The development team behind Wire, a messaging service backed by Skype co-founder Janus Friis, has embraced end-to-end encryption for its text, voice and video communications while ramping up its privacy-first approach to technology.
The Wire application was launched for desktop, iOS and Android in late 2014 and is managed by a Switzerland-based team of engineers with distinguished backgrounds in major firms including Skype, Microsoft, Apple and Nokia.
When it emerged, Wire faced stiff competition from established services like Facebook Messenger and WhatsApp which both offered a degree of encryption by default. However, it now claims that by adding an extra layer of security its latest range of services goes well beyond the privacy offered by existing communications services. "Everything is end-to-end encrypted," Wire executive chairman Janus Friis told Reuters. "That means voice and video calls, texts, pictures, graphics – all the content you can send."
Established competitors such as Telegram and Signal, which are two of the most well-known privacy-focused services, still only offer partial encryption, the firm asserted. Now, Wire uses open-source techniques which allow outside security experts to evaluate and scrutinise its products rather than relying simply on trust.
"Conversation content is encrypted with strong encryption on the sender's device and only decrypted on the recipient's device," the firm said on its website. "Wire doesn't hold the decryption keys and our software contains no backdoor. Your data is your data - Wire has no access to it.
"Voice calls use the WebRTC standard. More precisely DTLS is used for key negotiation and authentication and SRTP is used for encrypted media transport. This means that voice calls are end-to-end encrypted with perfect forward secrecy enabled without compromising HD call quality."
Currently, Wire receives financial backing from a group of designers, engineers and executives from a funding group known as Iconical however the firm has remained tight-lipped about both its finances and how many active users it has. Based on data from Google Play, the app has been downloaded between 500,000 and one million times for Android alone.

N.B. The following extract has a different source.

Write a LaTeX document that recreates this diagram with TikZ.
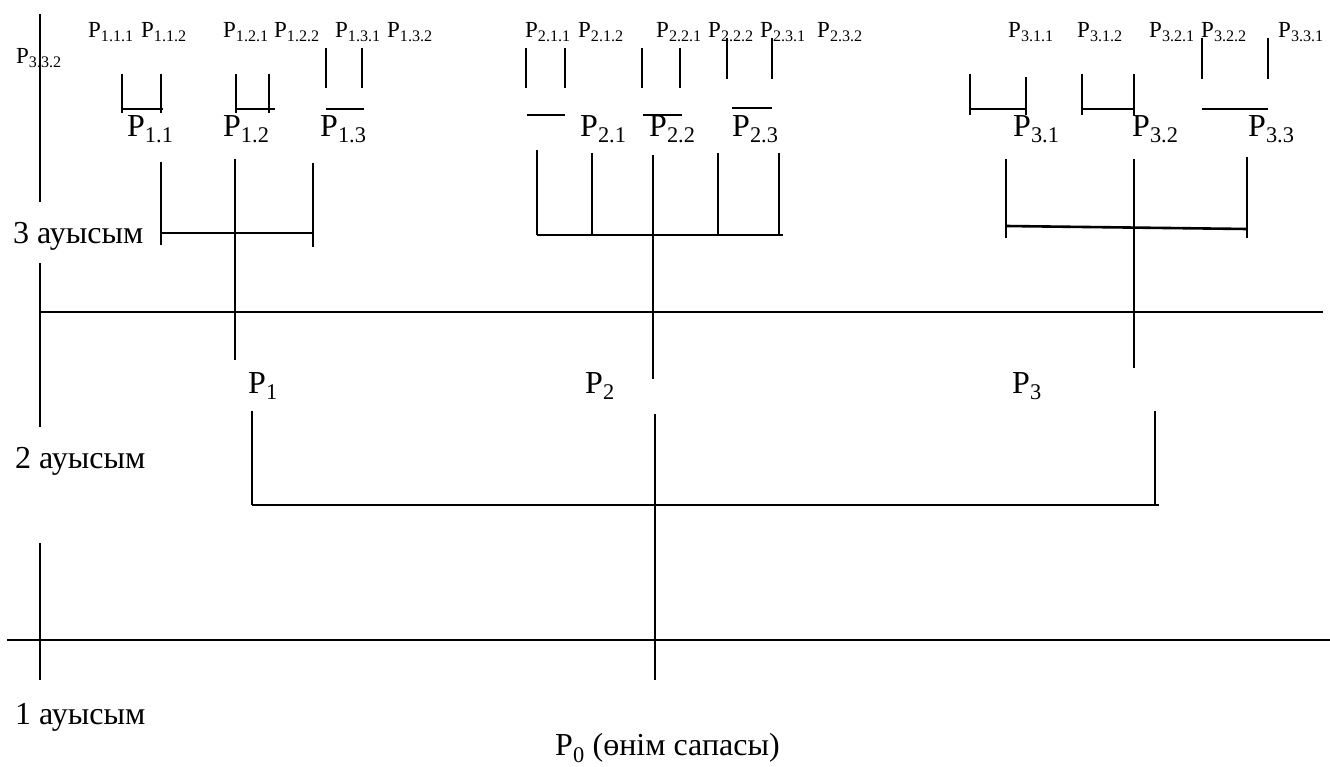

The embrace of strong encryption means the company is voluntarily stepping into an ongoing global debate recently escalated by the Apple vs FBI controversy. Furthermore, a global shake-up of surveillance laws following both the Snowden revelations and a rise of terrorist atrocities by groups like the Islamic State (Isis/Daesh) means the debate on encryption is only likely to grow in intensity over the next 12 months.